As applications grow, databases often become the first major bottleneck. More users, more data, more reads and writes—eventually a single database server struggles to keep up. Vertical scaling (adding more CPU, RAM, or storage) has limits and quickly becomes expensive.
This is where database sharding comes in.
Database sharding is one of the most powerful techniques for building highly scalable, high-performance systems. In this article, we’ll break down what database sharding is, how it works, its types, benefits, challenges, and when you should (or should not) use it.
What Is Database Sharding?
Database sharding is a form of horizontal partitioning where a large database is split into smaller, independent pieces called
shards.
Each shard contains a subset of the data and runs on its own database server.
Instead of storing all data in one place, sharding distributes data across multiple machines.
Example:
- Users 1–1,000,000 → Shard A
- Users 1,000,001–2,000,000 → Shard B
- Users 2,000,001–3,000,000 → Shard C
Each shard handles its own reads and writes, dramatically improving scalability.
Why Do We Need Sharding?
- Traditional databases usually scale vertically, meaning:
- Add more CPU
- Add more RAM
- Add faster disks
- But vertical scaling has limits:
- Hardware upgrades are expensive
- Downtime during upgrades
- Physical limits on machines
- Sharding enables horizontal scaling, which allows you to:
- Add more servers instead of bigger servers
- Distribute load evenly
- Scale almost indefinitely
How Database Sharding Works
At a high level, sharding works in three steps:
- Choose a shard key
A shard key determines how data is distributed (e.g.,UserId,CustomerId). - Route queries to the correct shard
The application or a middleware layer decides which shard should handle a request. - Execute operations independently
Each shard processes queries on its own dataset.
From the user’s perspective, the system behaves like a single database—even though data is spread across many servers.
Common Sharding Strategies
1. Range-Based Sharding
Data is split based on a range of values.
Example:
- UserId 1–1M → Shard 1
- UserId 1M–2M → Shard 2
Pros
- Simple to understand
- Easy range queries
Cons
- Uneven data distribution
- Hot shards if most traffic hits a single range
2. Hash-Based Sharding
A hash function is applied to the shard key.
Example:
Shard = hash(UserId) % NumberOfShards
Pros
- Even data distribution
- Reduces hot shards
Cons
- Difficult range queries
- Re-sharding is complex when adding shards
3. Directory-Based Sharding
A lookup table maps keys to shards.
Example:
UserId → ShardId
Pros
- Flexible
- Easy to move data between shards
Cons
- Additional lookup overhead
- Directory becomes a dependency
Sharding vs Replication
Sharding and replication solve different problems.
| Feature | Sharding | Replication |
|---|---|---|
| Purpose | Scalability | Availability |
| Data | Split across nodes | Copied across nodes |
| Write scaling | Yes | Limited |
| Read scaling | Yes | Yes |
In real systems, sharding and replication are often used together.

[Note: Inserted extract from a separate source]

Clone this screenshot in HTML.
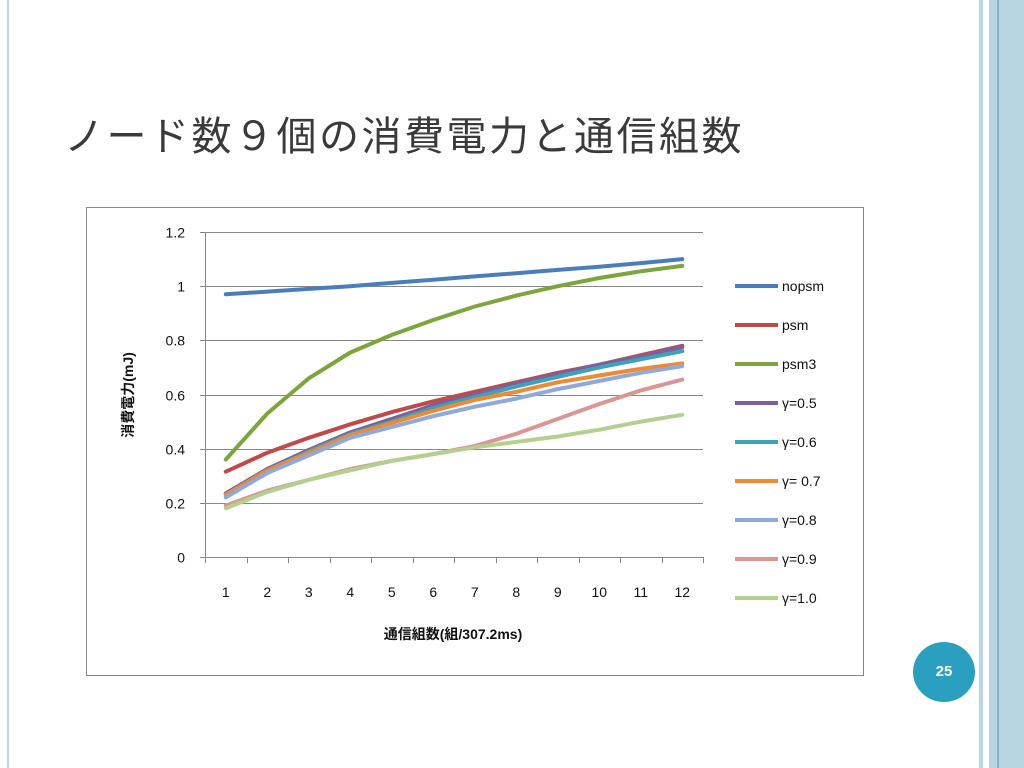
<!DOCTYPE html>
<html><head><meta charset="utf-8">
<style>
html,body{margin:0;padding:0;background:#fff;}
#slide{position:relative;width:1024px;height:768px;overflow:hidden;background:#fff;font-family:"Liberation Sans","Noto Sans CJK JP",sans-serif;}
</style></head>
<body>
<div id="slide">
  <div style="position:absolute;left:7px;top:0;width:2px;height:768px;background:#b9d6e2"></div>
  <div style="position:absolute;left:979px;top:0;width:4px;height:768px;background:#b9d6e2"></div>
  <div style="position:absolute;left:989px;top:0;width:35px;height:768px;background:#b7d5e1"></div>
  <div style="position:absolute;left:997px;top:0;width:2px;height:768px;background:#7fb0cc"></div>
  <div style="position:absolute;left:64px;top:104px;font-size:40px;letter-spacing:2.5px;color:#3a3a3a;white-space:nowrap;font-family:'Liberation Sans','Noto Sans CJK JP',sans-serif;">ノード数９個の消費電力と通信組数</div>
  <div style="position:absolute;left:913px;top:642px;width:62px;height:60px;border-radius:50%;background:#2a9fc0;color:#fff;font-weight:bold;font-size:15px;line-height:60px;text-align:center;">25</div>
  <svg id="chart" width="1024" height="768" style="position:absolute;left:0;top:0">
    <rect x="86.5" y="207.5" width="777" height="468" fill="#fff" stroke="#888" stroke-width="1"/>
    <g id="grid"></g><g id="axes"></g><g id="series"></g><g id="legend"></g>
    <text x="453" y="639" text-anchor="middle" font-size="14" font-weight="bold" fill="#111" font-family="Liberation Sans, Noto Sans CJK JP, sans-serif">通信組数(組/307.2ms)</text>
    <text transform="translate(133,395) rotate(-90)" text-anchor="middle" font-size="14" font-weight="bold" fill="#111" font-family="Liberation Sans, Noto Sans CJK JP, sans-serif">消費電力(mJ)</text>
  </svg>
</div>
<script>
const categories=[1,2,3,4,5,6,7,8,9,10,11,12];
const yTicks=[0,0.2,0.4,0.6,0.8,1,1.2];
const yTickLabels=["0","0.2","0.4","0.6","0.8","1","1.2"];
const seriesNames=["nopsm","psm","psm3","γ=0.5","γ=0.6","γ= 0.7","γ=0.8","γ=0.9","γ=1.0"];
const seriesColors=["#4a7ebb","#be4b48","#7ea43c","#7d5fa0","#3ca3b8","#ee8a34","#8ea9db","#d99694","#b3d08f"];
const nopsm=[0.97,0.98,0.99,1.0,1.012,1.024,1.036,1.048,1.06,1.072,1.085,1.10];
const psm=[0.315,0.385,0.44,0.49,0.535,0.575,0.61,0.645,0.68,0.71,0.745,0.78];
const psm3=[0.36,0.53,0.66,0.755,0.82,0.875,0.925,0.965,1.0,1.03,1.055,1.075];
const g05=[0.235,0.325,0.395,0.46,0.51,0.56,0.6,0.64,0.675,0.71,0.74,0.775];
const g06=[0.23,0.32,0.39,0.455,0.5,0.55,0.59,0.63,0.665,0.7,0.73,0.76];
const g07=[0.23,0.32,0.385,0.45,0.495,0.54,0.58,0.61,0.645,0.67,0.695,0.715];
const g08=[0.22,0.31,0.375,0.44,0.48,0.52,0.555,0.585,0.62,0.65,0.68,0.705];
const g09=[0.19,0.245,0.285,0.325,0.355,0.38,0.41,0.455,0.51,0.565,0.615,0.655];
const g10=[0.18,0.24,0.285,0.32,0.355,0.38,0.405,0.425,0.445,0.47,0.5,0.525];
const allSeries=[nopsm,psm,psm3,g05,g06,g07,g08,g09,g10];

const NS="http://www.w3.org/2000/svg";
const X0=205,X1=703,Y0=557,Y1=232,YMAX=1.2;
const band=(X1-X0)/categories.length;
function xPos(i){return X0+band*(i+0.5);}
function yPos(v){return Y0-(v/YMAX)*(Y0-Y1);}
function mk(tag,attrs,parent){const e=document.createElementNS(NS,tag);for(const k in attrs)e.setAttribute(k,attrs[k]);parent.appendChild(e);return e;}
const grid=document.getElementById('grid'),axes=document.getElementById('axes'),ser=document.getElementById('series'),leg=document.getElementById('legend');
const font="Liberation Sans, sans-serif";
yTicks.forEach((t,i)=>{
  const y=Math.round(yPos(t))+0.5;
  if(t>0){const l=mk('line',{x1:X0,x2:X1,y1:y,y2:y,stroke:'#888','stroke-width':1},grid);
  
  }
  const tk=mk('line',{x1:X0-5,x2:X0,y1:y,y2:y,stroke:'#888'},axes);
  
  
  const tx=mk('text',{x:X0-20,y:y+5,'text-anchor':'end','font-size':14,fill:'#111','font-family':font},axes);
  tx.textContent=yTickLabels[i];
  
  
});
const ya=mk('line',{x1:X0+0.5,x2:X0+0.5,y1:Y1,y2:Y0,stroke:'#888'},axes);


const xa=mk('line',{x1:X0,x2:X1,y1:Y0+0.5,y2:Y0+0.5,stroke:'#888'},axes);


for(let i=0;i<=categories.length;i++){
  const x=Math.round(X0+band*i)+0.5;
  const tk=mk('line',{x1:x,x2:x,y1:Y0,y2:Y0+6,stroke:'#888'},axes);
  
  
}
categories.forEach((c,i)=>{
  const tx=mk('text',{x:xPos(i),y:597,'text-anchor':'middle','font-size':14,fill:'#111','font-family':font},axes);
  tx.textContent=c;
  
  
});
allSeries.forEach((s,k)=>{
  const d=s.map((v,i)=>(i?'L':'M')+xPos(i).toFixed(1)+' '+yPos(v).toFixed(1)).join(' ');
  const p=mk('path',{d:d,fill:'none',stroke:seriesColors[k],'stroke-width':4,'stroke-linejoin':'round','stroke-linecap':'round'},ser);
  
  
  const ly=286+k*39;
  const g=mk('g',{},leg);
  
  
  mk('line',{x1:735,x2:778,y1:ly,y2:ly,stroke:seriesColors[k],'stroke-width':4},g);
  const t=mk('text',{x:782,y:ly+5,'font-size':14,fill:'#111','font-family':font},g);
  t.textContent=seriesNames[k];
});
</script>
</body></html>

Benefits of Database Sharding
- Massive scalability
- Improved performance
- Reduced query load per server
- Better fault isolation
- Cost-effective growth
When done right, sharding allows systems to handle millions—or even billions—of records efficiently.
Challenges and Risks of Sharding
Sharding is powerful, but it is not free.
Increased Complexity
- Query routing logic
- Data consistency across shards
- Distributed transactions
Re-Sharding Difficulties
- Adding or removing shards is complex
- Data migration can be risky
Cross-Shard Queries
- Joins across shards are expensive
- Aggregations become harder
Operational Overhead
- Monitoring multiple databases
- Backup and recovery complexity
- Because of these challenges, sharding should be a carefully planned architectural decision, not a quick fix.
When Should You Use Database Sharding?
You should consider sharding when:
- Your database cannot scale vertically anymore
- Read and write traffic is extremely high
- Data size is growing beyond a single server’s limits
- Performance issues persist despite indexing and optimization
Avoid sharding if:
- Your dataset is small
- Your application is still evolving
- Simpler scaling options are available
Popular Databases That Support Sharding
- MongoDB – Built-in sharding support
- Apache Cassandra – Sharding by design
- MySQL / PostgreSQL – Application-level sharding
- Azure Cosmos DB – Automatic partitioning
- Amazon DynamoDB – Managed sharding
Each database handles sharding differently, so design choices matter.
Conclusion
Database sharding is a cornerstone of modern, large-scale systems. It enables applications to grow beyond the limits of a single database server by distributing data across multiple machines.
However, sharding introduces complexity and should be implemented only when the scale truly demands it. With careful planning, the right shard key, and proper tooling, sharding can turn a struggling system into a highly scalable and resilient platform.